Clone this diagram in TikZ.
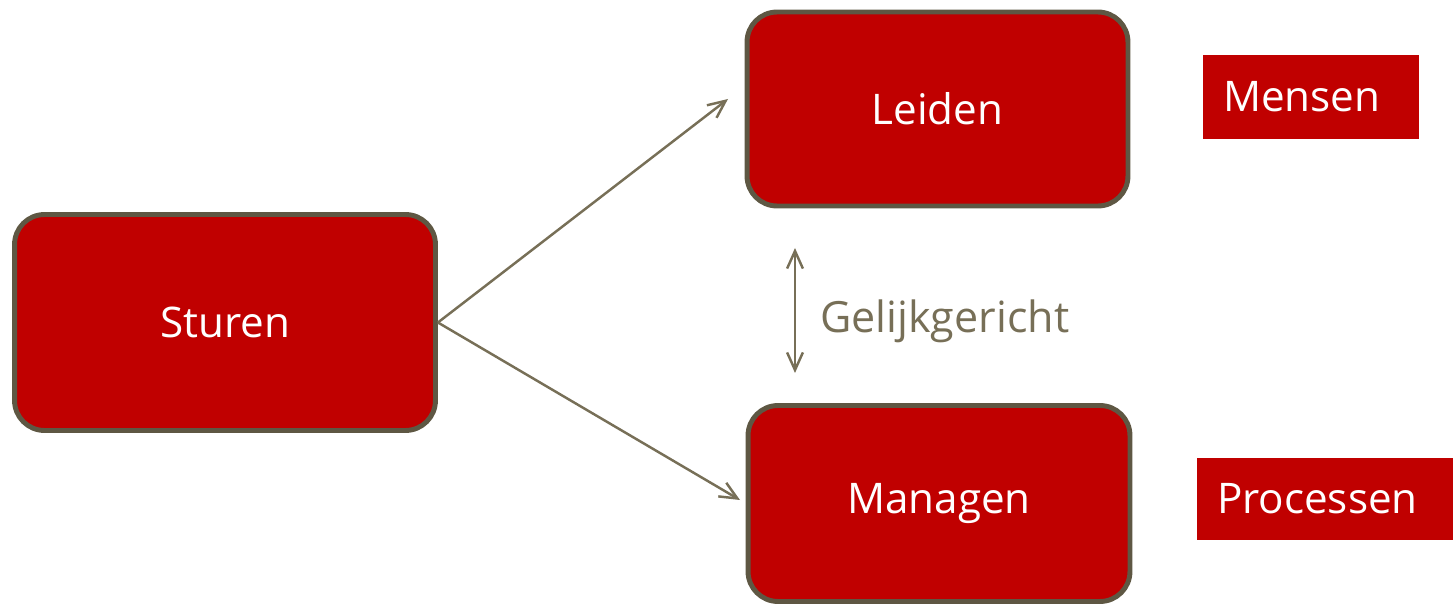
\documentclass[tikz,border=0pt]{standalone}
\usepackage{fontspec}
\setmainfont{Open Sans}
\usetikzlibrary{arrows.meta, positioning}
\definecolor{darkred}{HTML}{C00000}
\definecolor{rim}{HTML}{5E5743}
\definecolor{taupe}{HTML}{776F57}

\begin{document}
\begin{tikzpicture}[x=0.02cm, y=-0.02cm, >={Straight Barb[length=10pt, width=9pt]},
    box/.style={draw=rim, line width=2.8pt, fill=darkred, rounded corners=0.6cm,
        text=white, font=\fontsize{24}{29}\selectfont},
    tag/.style={fill=darkred, text=white, inner xsep=0.4cm, align=left,
        font=\fontsize{24}{29}\selectfont},
    link/.style={taupe, line width=1.4pt}]
        \useasboundingbox (0,0) rectangle (1454,604);
        \node[box, minimum width=8.42cm, minimum height=4.32cm] (sturen) at (225,322.5) {Sturen};
        \node[box, minimum width=7.62cm, minimum height=3.88cm] (leiden) at (937.5,109) {Leiden};
        \node[box, minimum width=7.64cm, minimum height=3.92cm] (managen) at (939,503.5) {Managen};
        \node[tag, text width=3.52cm, minimum height=1.68cm] (mensen) at (1311,97) {Mensen};
        \node[tag, text width=4.32cm, minimum height=1.64cm] (processen) at (1325,499) {Processen};

        \coordinate (toleiden) at (728,99);
        \coordinate (tomanagen) at (740,500);
        \coordinate (top) at (795,248);
        \coordinate (bottom) at (795,373);

        \path[link, ->]
        (sturen.east) edge (toleiden)
        (sturen.east) edge (tomanagen);
        \draw[link, <->] (top) -- (bottom);
        \node[taupe, anchor=west, font=\fontsize{24.5}{29}\selectfont] (gelijk) at (814,321) {Gelijkgericht};
    \end{tikzpicture}
\end{document}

::::::::

▶ _SET TASK_: Reproduce the data word for word, excluding its pictures.

▶ _OUTPUT OF THE EXERCISE_:
Clone this diagram in TikZ.
\documentclass[tikz,border=0pt]{standalone}
\usepackage{fontspec}
\setmainfont{Open Sans}
\usetikzlibrary{arrows.meta, positioning}
\definecolor{darkred}{HTML}{C00000}
\definecolor{rim}{HTML}{5E5743}
\definecolor{taupe}{HTML}{776F57}

\begin{document}
\begin{tikzpicture}[x=0.02cm, y=-0.02cm, >={Straight Barb[length=10pt, width=9pt]},
    box/.style={draw=rim, line width=2.8pt, fill=darkred, rounded corners=0.6cm,
        text=white, font=\fontsize{24}{29}\selectfont},
    tag/.style={fill=darkred, text=white, inner xsep=0.4cm, align=left,
        font=\fontsize{24}{29}\selectfont},
    link/.style={taupe, line width=1.4pt}]
        \useasboundingbox (0,0) rectangle (1454,604);
        \node[box, minimum width=8.42cm, minimum height=4.32cm] (sturen) at (225,322.5) {Sturen};
        \node[box, minimum width=7.62cm, minimum height=3.88cm] (leiden) at (937.5,109) {Leiden};
        \node[box, minimum width=7.64cm, minimum height=3.92cm] (managen) at (939,503.5) {Managen};
        \node[tag, text width=3.52cm, minimum height=1.68cm] (mensen) at (1311,97) {Mensen};
        \node[tag, text width=4.32cm, minimum height=1.64cm] (processen) at (1325,499) {Processen};

        \coordinate (toleiden) at (728,99);
        \coordinate (tomanagen) at (740,500);
        \coordinate (top) at (795,248);
        \coordinate (bottom) at (795,373);

        \path[link, ->]
        (sturen.east) edge (toleiden)
        (sturen.east) edge (tomanagen);
        \draw[link, <->] (top) -- (bottom);
        \node[taupe, anchor=west, font=\fontsize{24.5}{29}\selectfont] (gelijk) at (814,321) {Gelijkgericht};
    \end{tikzpicture}
\end{document}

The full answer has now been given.